После обеда нас приводили в класс. Немногие принимались тотчас же готовить уроки на завтра, большинство отправлялось в коридор, наполненный прогуливающимися парами. Когда после прогулки воспитанницы собирались в классы для приготовления уроков, большая часть классных дам расходилась по своим комнатам пить чай. В маленьких классах их заменяли постоянно состоявшие при них и во всем им помогавшие пепиньерки; надзор же над старшими поручался какой-нибудь дружественной даме других классов и выражался в том, что она садилась с работою в коридоре у дверей своего отворенного класса и следила за открытыми дверями вверенных ее надзору классов.
Первое время после моего поступления в восемь часов вечера горничная приносила нам в класс по миниатюрному блинчатому пирожку с мясом на ужин. Пирожки были вкусны, но так малы, что исчезали при одном глотке. Они возбуждали аппетит, не удовлетворяя его, дразнили нас и приводили в дурное расположение духа. Мы чувствовали такой голод, что готовы были плакать. По счастью, пирожки были скоро заменены чаем с половиной французской булки, что было для нас гораздо сытнее и приятнее.
Кроме голода, первое время страдала я ужасно и от холода. И в дортуарах, и в классах температура никогда не превышала 14 градусов. После домашнего тепла, валенок и бумазейного платья я первое время положительно замерзала в тонких башмачках и платье с открытыми плечами и руками, чуть прикрытыми полотном пелерины и рукавчиков. Ужасно зябла я и по ночам и долго не могла заснуть от холода, хотя зимою, сверх тонкого покрывала, нам давали еще теплое шерстяное одеяло. Но и к холоду привыкла я постепенно, и привыкла до такой степени, что, выйдя из института, никогда не могла носить зимою дома шерстяных кофт, а носила только легонькие, летние.

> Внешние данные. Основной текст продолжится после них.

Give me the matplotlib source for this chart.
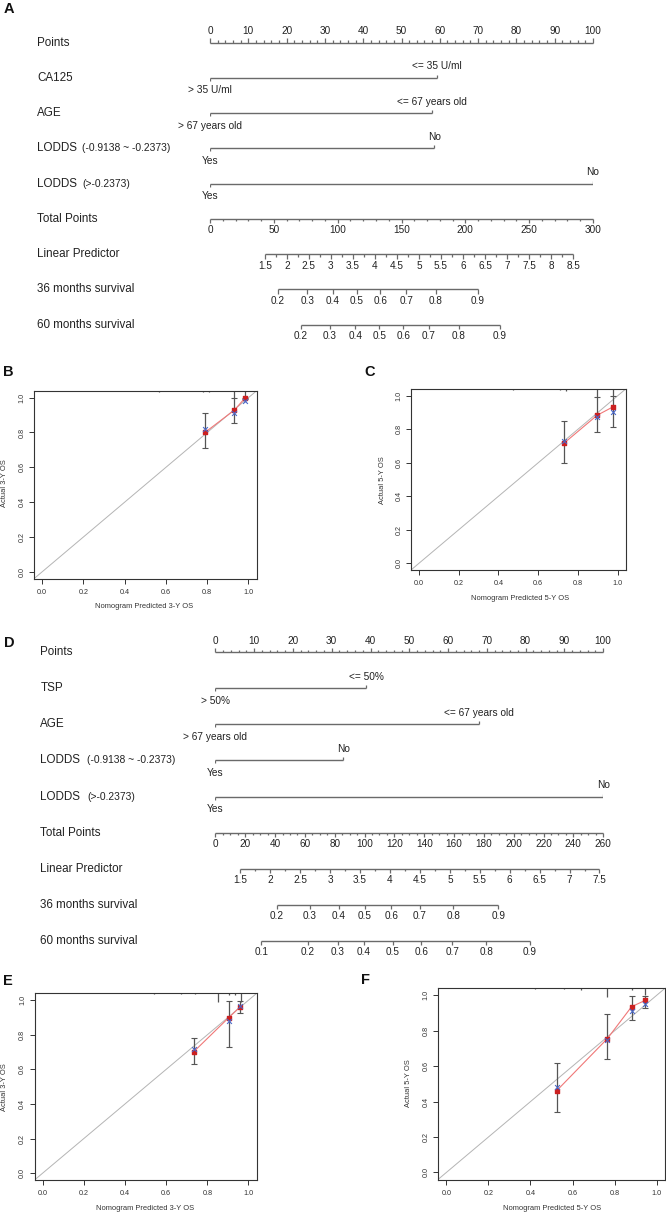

Но всего труднее давалась мне привычка к дисциплине, исключавшей всякую свободу воли. Прислоняться спиной к задней скамейке не позволялось; от сидения в продолжение целого дня с выпрямленной спиной и грудью, с руками и ногами, положенными в известном положении, у меня болели грудь, спина и все тело, так что в течение первого месяца я ложилась вечером в постель совсем разбитой.
Дисциплина была ужасно строга. Грубость и упорное ослушание классной даме вели к исключению из института. Что бы она ни говорила, как бы несправедливо ни было ее взыскание, мы не только не могли выражать неудовольствия, не только должны были выслушивать все молча и вежливо, но не должны были показывать неудовольствия и в лице. Поднимавшееся в нас раздражение вспыхивало только густой краской на лице да загоралось злыми огоньками в глазах, которые мы старались опустить. Если же надо было смотреть в лицо классной даме, мы глядели кротко, что бы ни чувствовали.

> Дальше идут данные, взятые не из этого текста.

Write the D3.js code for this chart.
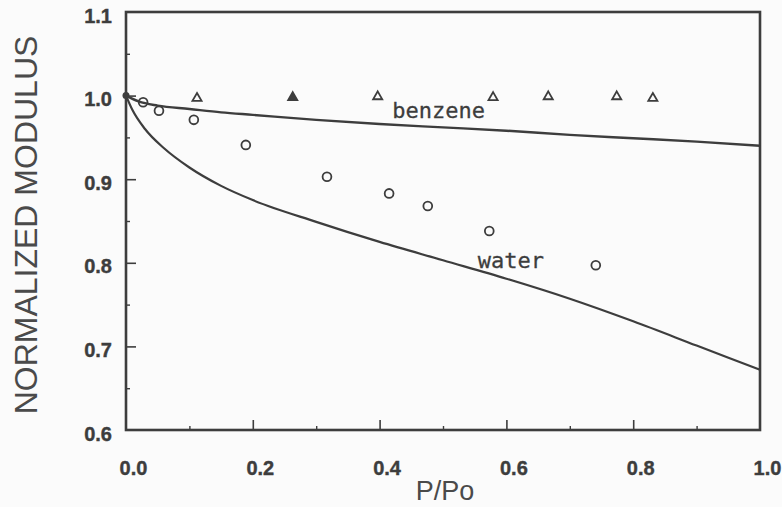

Разговор воспитанниц между собою на русском языке преследовался строго. <...> Пойманным в разговоре на русском языке сбавлялся балл за поведение, или классная дама вписывала их в собственный журнал maman. К тому, что воспитанницы не говорили по-немецки, maman относилась довольно равнодушно: она не любила немецкого языка и не говорила по-немецки, но строго следила за тем, чтобы говорили по-французски, и сама ни к кому не обращалась иначе, как на французском языке. За немецкий язык, соблюдая свой интерес и оберегая свою репутацию, взыскивали сами классные дамы. Но если разговоры были интересны и оживленны, а классная дама далеко, мы всегда говорили по-русски, вставляя французские или немецкие фразы только при ее приближении; всегда говорили по-русски и в ее отсутствие, и тогда, когда являлась возможность говорить полушепотом. Говорили мы по-русски вовсе не потому, чтобы не любили языков: <...> дело в том, что свои французские и немецкие фразы мы привыкли обдумывать, а тогда пропадал весь животрепещущий интерес разговора.